BNP: I think it was perfect timing. Also, the colors that you chose for the line are so bold and amazing. They’re beautiful. It’s an absolutely beautiful line.

Maryam: Thank you. I’m going to share that with my graphic designer because I definitely can’t take credit for that. Actually, the same person who was the graphic designer for the School of Thought Collection, he’s our product developer, Donte Neal. He also did the graphic design for the “Embodied” collection.

BNP: Since you started Philadelphia Printworks, have you ever received any stories or comments from customers about reactions to your product or things that they’ve experienced or interactions?

Maryam: Yeah, actually we just retweeted a story from a customer who said that they were in the suburbs of Detroit, in like a white neighborhood, wearing a Black Panther Free Food Program shirt and they were getting all kinds of stares and gawking. They were like, they didn’t mind it, because they were happy to be exposing that group to that type of thing. I’ve been at vending events and people have looked at me sideways because of the merchandise we’re carrying. Depending on the day, I invite those kinds of conversations, because I think they’re necessary for us to have. It also ranges to the opposite end of the spectrum, where people will see the same Black Panther legacy shirt and people will say “Oh my God, my parents were fed by the Oakland Free Food Program,” or “I was a person who was fed by that program.” Then you see how it directly affects people… I think if you know about it and you see someone somewhere wearing it, you feel like you’re a part of something and I think that’s really important.

Black Panther

BNP: How important was it to you to build a team of women and people of color for Philadelphia Printworks?

Maryam: It’s very important to me. Our mission is about intersectionality and creating space for these different voices and the best people to tell those stories are the people being directly affected. It comes with the territory. It’s required, based on our mission. It’s important to me to practice what we’re preaching. These messages that we’re out her giving, we want to create a work environment that’s similar and that does those things that we’re talking about.

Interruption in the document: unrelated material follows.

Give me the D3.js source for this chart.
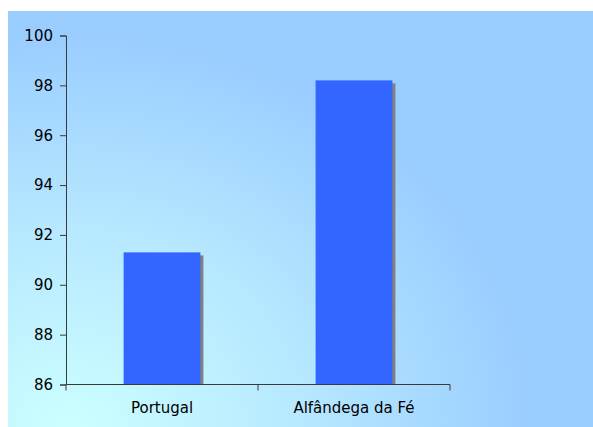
<!DOCTYPE html>
<html>
<head>
<meta charset="utf-8">
<script src="https://cdn.jsdelivr.net/npm/d3@7"></script>
<style>
  html, body { margin: 0; padding: 0; background: #ffffff; }
  svg { display: block; }
  text { font-family: "DejaVu Sans", Verdana, sans-serif; }
</style>
</head>
<body>
<svg id="chart" width="593" height="427"></svg>
<script>
// Chart data
const categories = ["Portugal", "Alfândega da Fé"];
const values = [91.3, 98.2];
const yTicks = [86, 88, 90, 92, 94, 96, 98, 100];

const W = 593, H = 427;
const svg = d3.select("#chart");

// Background panel with a soft elliptical gradient from the lower left
const defs = svg.append("defs");
const grad = defs.append("radialGradient")
  .attr("id", "bg")
  .attr("gradientUnits", "userSpaceOnUse")
  .attr("cx", 0).attr("cy", 0).attr("r", 1)
  .attr("gradientTransform", "translate(70,427) scale(470,400)");
grad.append("stop").attr("offset", "0%").attr("stop-color", "#ccffff");
grad.append("stop").attr("offset", "50%").attr("stop-color", "#b6e8ff");
grad.append("stop").attr("offset", "100%").attr("stop-color", "#99ccff");

svg.append("rect")
  .attr("x", 8).attr("y", 11)
  .attr("width", W - 8).attr("height", H - 11)
  .attr("fill", "url(#bg)");

// Plot area
const plot = { left: 66, right: 450, top: 35.5, bottom: 384.5 };

const x = d3.scaleBand()
  .domain(categories)
  .range([plot.left, plot.right])
  .paddingInner(0.6)
  .paddingOuter(0.3);

const y = d3.scaleLinear()
  .domain([86, 100])
  .range([plot.bottom, plot.top]);

// Bar shadows
const shadowOffset = 3;
svg.append("g").selectAll("rect")
  .data(values)
  .join("rect")
  .attr("x", (d, i) => x(categories[i]) + shadowOffset)
  .attr("y", d => y(d) + shadowOffset)
  .attr("width", x.bandwidth())
  .attr("height", d => y(86) - y(d) - shadowOffset)
  .attr("fill", "#808080");

// Bars
svg.append("g").selectAll("rect")
  .data(values)
  .join("rect")
  .attr("x", (d, i) => x(categories[i]))
  .attr("y", d => y(d))
  .attr("width", x.bandwidth())
  .attr("height", d => y(86) - y(d))
  .attr("fill", "#3366ff");

// Y axis
const yAxis = svg.append("g")
  .attr("transform", `translate(${plot.left},0)`)
  .call(d3.axisLeft(y).tickValues(yTicks).tickSize(6).tickPadding(7).tickFormat(d3.format("d")));
yAxis.select(".domain").attr("stroke", "#3a3a3a");
yAxis.selectAll(".tick line").attr("stroke", "#3a3a3a");
yAxis.selectAll(".tick text")
  .attr("fill", "#000")
  .style("font-size", "15px");

// X axis with ticks on category boundaries
const xAxis = svg.append("g")
  .attr("transform", `translate(0,${plot.bottom})`);
xAxis.append("line")
  .attr("x1", plot.left).attr("x2", plot.right)
  .attr("y1", 0).attr("y2", 0)
  .attr("stroke", "#3a3a3a");
const step = (plot.right - plot.left) / categories.length;
xAxis.selectAll("line.tk")
  .data(d3.range(categories.length + 1))
  .join("line")
  .attr("class", "tk")
  .attr("x1", i => plot.left + i * step)
  .attr("x2", i => plot.left + i * step)
  .attr("y1", 0).attr("y2", 6)
  .attr("stroke", "#3a3a3a");
xAxis.selectAll("text")
  .data(categories)
  .join("text")
  .attr("x", d => x(d) + x.bandwidth() / 2)
  .attr("y", 28)
  .attr("text-anchor", "middle")
  .attr("fill", "#000")
  .style("font-size", "15px")
  .text(d => d);
</script>
</body>
</html>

BNP: For other women of color considering becoming entrepreneurs in today’s society with all of the things that we have to rise up against, is there anything that you would like to tell them or that you wish someone would have told you when you were starting Philadelphia Printworks?

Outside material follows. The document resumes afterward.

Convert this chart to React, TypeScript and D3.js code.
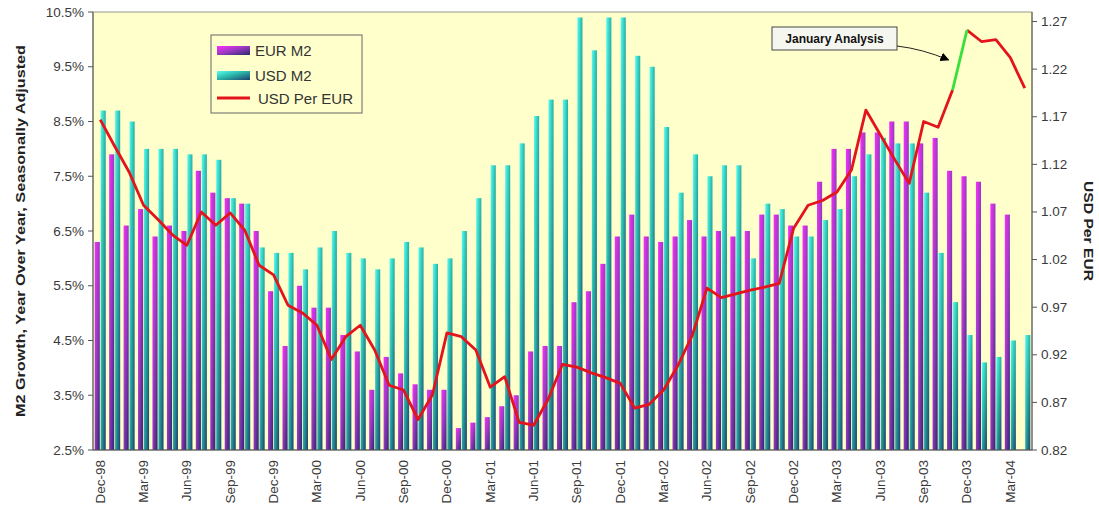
import React from 'react';
import * as d3 from 'd3';

const months = [
  'Dec-98',
  'Jan-99','Feb-99','Mar-99','Apr-99','May-99','Jun-99','Jul-99','Aug-99','Sep-99','Oct-99','Nov-99','Dec-99',
  'Jan-00','Feb-00','Mar-00','Apr-00','May-00','Jun-00','Jul-00','Aug-00','Sep-00','Oct-00','Nov-00','Dec-00',
  'Jan-01','Feb-01','Mar-01','Apr-01','May-01','Jun-01','Jul-01','Aug-01','Sep-01','Oct-01','Nov-01','Dec-01',
  'Jan-02','Feb-02','Mar-02','Apr-02','May-02','Jun-02','Jul-02','Aug-02','Sep-02','Oct-02','Nov-02','Dec-02',
  'Jan-03','Feb-03','Mar-03','Apr-03','May-03','Jun-03','Jul-03','Aug-03','Sep-03','Oct-03','Nov-03','Dec-03',
  'Jan-04','Feb-04','Mar-04','Apr-04',
];

const eurM2: (number | null)[] = [
  6.3, 7.9, 6.6, 6.9, 6.4, 6.6, 6.5, 7.6, 7.2, 7.1,
  7.0, 6.5, 5.4, 4.4, 5.5, 5.1, 5.1, 4.6, 4.3, 3.6,
  4.2, 3.9, 3.7, 3.6, 3.6, 2.9, 3.0, 3.1, 3.3, 3.5,
  4.3, 4.4, 4.4, 5.2, 5.4, 5.9, 6.4, 6.8, 6.4, 6.3,
  6.4, 6.7, 6.4, 6.5, 6.4, 6.5, 6.8, 6.8, 6.6, 6.6,
  7.4, 8.0, 8.0, 8.3, 8.3, 8.5, 8.5, 8.1, 8.2, 7.6,
  7.5, 7.4, 7.0, 6.8, null,
];

const usdM2: (number | null)[] = [
  8.7, 8.7, 8.5, 8.0, 8.0, 8.0, 7.9, 7.9, 7.8, 7.1,
  7.0, 6.2, 6.1, 6.1, 5.8, 6.2, 6.5, 6.1, 6.0, 5.8,
  6.0, 6.3, 6.2, 5.9, 6.0, 6.5, 7.1, 7.7, 7.7, 8.1,
  8.6, 8.9, 8.9, 10.4, 9.8, 10.4, 10.4, 9.7, 9.5, 8.4,
  7.2, 7.9, 7.5, 7.7, 7.7, 6.0, 7.0, 6.9, 6.4, 6.4,
  6.7, 6.9, 7.5, 7.9, 8.2, 8.1, 8.1, 7.2, 6.1, 5.2,
  4.6, 4.1, 4.2, 4.5, 4.6,
];

const usdPerEur = [
  1.167, 1.139, 1.112, 1.077, 1.062, 1.046, 1.035, 1.070, 1.056, 1.069,
  1.051, 1.014, 1.004, 0.972, 0.964, 0.951, 0.915, 0.939, 0.951, 0.925,
  0.888, 0.883, 0.852, 0.878, 0.943, 0.939, 0.925, 0.886, 0.897, 0.849,
  0.846, 0.873, 0.910, 0.907, 0.901, 0.896, 0.890, 0.864, 0.868, 0.883,
  0.909, 0.941, 0.990, 0.980, 0.984, 0.988, 0.991, 0.995, 1.053, 1.077,
  1.082, 1.091, 1.114, 1.177, 1.151, 1.125, 1.100, 1.165, 1.159, 1.198,
  1.261, 1.249, 1.251, 1.232, 1.200,
];

const highlightFrom = 'Nov-03';
const highlightTo = 'Dec-03';

const leftTicks = [2.5, 3.5, 4.5, 5.5, 6.5, 7.5, 8.5, 9.5, 10.5];
const rightTicks = [0.82, 0.87, 0.92, 0.97, 1.02, 1.07, 1.12, 1.17, 1.22, 1.27];
const xTickLabels = months.filter((_, i) => i % 3 === 0);

const seriesKeys = ['EUR M2', 'USD M2'];
const leftTitle = 'M2 Growth, Year Over Year, Seasonally Adjusted';
const rightTitle = 'USD Per EUR';
const annotation = 'January Analysis';

const FONT = 'Liberation Sans, Arial, Helvetica, sans-serif';

export default function App() {
  const W = 1099, H = 516;
  const left = 93, right = 1032, top = 12, bottom = 450;

  const x0 = d3.scaleBand<string>().domain(months).range([left, right]).paddingInner(0.12).paddingOuter(0.06);
  const x1 = d3.scaleBand<string>().domain(seriesKeys).range([0, x0.bandwidth()]).padding(0.14);
  const yL = d3.scaleLinear().domain([2.5, 10.5]).range([bottom, top]);
  const yR = d3.scaleLinear().domain([0.82, 1.28]).range([bottom, top]);
  const cx = (m: string) => (x0(m) as number) + x0.bandwidth() / 2;

  const mkLine = (offset: number) =>
    d3.line<number>().x((_, i) => cx(months[i + offset])).y((d) => yR(d));
  const hi0 = months.indexOf(highlightFrom);
  const hi1 = months.indexOf(highlightTo);
  const redA = mkLine(0)(usdPerEur.slice(0, hi0 + 1)) as string;
  const redB = mkLine(hi1)(usdPerEur.slice(hi1)) as string;
  const greenD = mkLine(hi0)(usdPerEur.slice(hi0, hi1 + 1)) as string;

  const fmtL = (v: number) => v.toFixed(1) + '%';
  const fmtR = (v: number) => v.toFixed(2);

  const bars: { key: string; vals: (number | null)[]; grad: string }[] = [
    { key: 'EUR M2', vals: eurM2, grad: 'url(#gEur)' },
    { key: 'USD M2', vals: usdM2, grad: 'url(#gUsd)' },
  ];

  const arrowStart: [number, number] = [897, 46];
  const arrowEnd: [number, number] = [cx(highlightFrom) - 4, 60];

  return (
    <svg width={W} height={H} style={{ position: 'absolute', left: 0, top: 0, background: '#fff' }} fontFamily={FONT}>
      <defs>
        <linearGradient id="gEur" x1="0" y1="0" x2="1" y2="1">
          <stop offset="0" stopColor="#ff2cff" />
          <stop offset="0.45" stopColor="#a13ac6" />
          <stop offset="1" stopColor="#29286c" />
        </linearGradient>
        <linearGradient id="gUsd" x1="0" y1="0" x2="1" y2="1">
          <stop offset="0" stopColor="#55fff2" />
          <stop offset="0.45" stopColor="#2bb8aa" />
          <stop offset="1" stopColor="#1d3e6c" />
        </linearGradient>
        <marker id="arrowHead" viewBox="0 0 10 10" refX="9" refY="5" markerWidth="9" markerHeight="9" orient="auto" markerUnits="userSpaceOnUse">
          <path d="M0,0 L10,5 L0,10 z" fill="#000" />
        </marker>
      </defs>

      <rect x={left} y={top} width={right - left} height={bottom - top} fill="#ffffcc" stroke="#9a9a8a" strokeWidth={1} />

      {bars.map((s) => (
        <g key={s.key}>
          {s.vals.map((v, i) =>
            v == null ? null : (
              <rect
                key={i}
                x={(x0(months[i]) as number) + (x1(s.key) as number)}
                y={yL(v)}
                width={x1.bandwidth()}
                height={bottom - yL(v)}
                fill={s.grad}
              />
            )
          )}
        </g>
      ))}

      <path d={redA} fill="none" stroke="#e3141b" strokeWidth={2.8} strokeLinejoin="round" />
      <path d={redB} fill="none" stroke="#e3141b" strokeWidth={2.8} strokeLinejoin="round" />
      <path d={greenD} fill="none" stroke="#3ae03a" strokeWidth={2.8} strokeLinejoin="round" />

      <line x1={left} x2={left} y1={top} y2={bottom} stroke="#555" />
      <line x1={right} x2={right} y1={top} y2={bottom} stroke="#555" />
      <line x1={left} x2={right} y1={bottom} y2={bottom} stroke="#555" />

      {leftTicks.map((t) => (
        <g key={'l' + t}>
          <line x1={left - 5} x2={left} y1={yL(t)} y2={yL(t)} stroke="#555" />
          <text x={left - 9} y={yL(t)} textAnchor="end" dominantBaseline="central" fontSize={13.5} fill="#3a3a3a">
            {fmtL(t)}
          </text>
        </g>
      ))}
      {rightTicks.map((t) => (
        <g key={'r' + t}>
          <line x1={right} x2={right + 5} y1={yR(t)} y2={yR(t)} stroke="#555" />
          <text x={right + 9} y={yR(t)} textAnchor="start" dominantBaseline="central" fontSize={13.5} fill="#3a3a3a">
            {fmtR(t)}
          </text>
        </g>
      ))}
      {xTickLabels.map((m) => (
        <text
          key={m}
          transform={`translate(${cx(m)},${bottom + 10}) rotate(-90)`}
          textAnchor="end"
          dominantBaseline="central"
          fontSize={13.5}
          fill="#3a3a3a"
        >
          {m}
        </text>
      ))}

      <text
        transform={`translate(20,${(top + bottom) / 2}) rotate(-90)`}
        textAnchor="middle"
        dominantBaseline="central"
        fontSize={13.5}
        fontWeight="bold"
        fill="#222"
        textLength={372}
        lengthAdjust="spacingAndGlyphs"
      >
        {leftTitle}
      </text>
      <text
        transform={`translate(1088,231) rotate(90)`}
        textAnchor="middle"
        dominantBaseline="central"
        fontSize={13.5}
        fontWeight="bold"
        fill="#222"
        textLength={100}
        lengthAdjust="spacingAndGlyphs"
      >
        {rightTitle}
      </text>

      <g>
        <rect x={211} y={35} width={151} height={78} fill="#ffffcc" stroke="#666" strokeWidth={1} />
        <rect x={217} y={46} width={33} height={9} fill="url(#gEur)" />
        <text x={255} y={50.5} dominantBaseline="central" fontSize={15} fill="#333">{seriesKeys[0]}</text>
        <rect x={217} y={71} width={33} height={9} fill="url(#gUsd)" />
        <text x={255} y={75.5} dominantBaseline="central" fontSize={15} fill="#333">{seriesKeys[1]}</text>
        <line x1={217} x2={250} y1={98} y2={98} stroke="#e3141b" strokeWidth={2.8} />
        <text x={258} y={98.5} dominantBaseline="central" fontSize={15} fill="#333">{rightTitle}</text>
      </g>

      <g>
        <rect x={772} y={27} width={125} height={23} fill="#f6f6f0" stroke="#444" strokeWidth={1} />
        <text x={834.5} y={38.5} textAnchor="middle" dominantBaseline="central" fontSize={12} fontWeight="bold" fill="#111">
          {annotation}
        </text>
        <path
          d={`M${arrowStart[0]},${arrowStart[1]} Q${(arrowStart[0] + arrowEnd[0]) / 2},${arrowStart[1] + 3} ${arrowEnd[0]},${arrowEnd[1]}`}
          fill="none"
          stroke="#222"
          strokeWidth={1}
          markerEnd="url(#arrowHead)"
        />
      </g>
    </svg>
  );
}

Maryam: I’ve been reflecting on this a lot lately and am now doing this full time since about a month ago. I also just read an article that said that by 2020, 40% of the workforce will be freelancers and doing gig work. So, it was an affirmation to me. What I would say is find what you love to do and stick with it. Since the beginning of Philadelphia Printworks, I took my first step and every year, every step after that I just wanted to be better than the last step. Every year, I would stop and reflect and make my plan for the next year to be just a little bit better than I was the year before. I think that by breaking it down incrementally, it’s a lot more accessible and less overwhelming than trying to have everything figured out when you first start out, because it’s impossible. You’ll get there and then you’ll learn more and then you’ll go from there. I think if you do that, then you’ll turn around in 6, 7, 8 years and will have learned so much at that point. There will be people who will respect the knowledge that you have learned, because you’ll be an expert in whatever it is that you’ve decided to devote your life to. So make sure you love it and stick with it.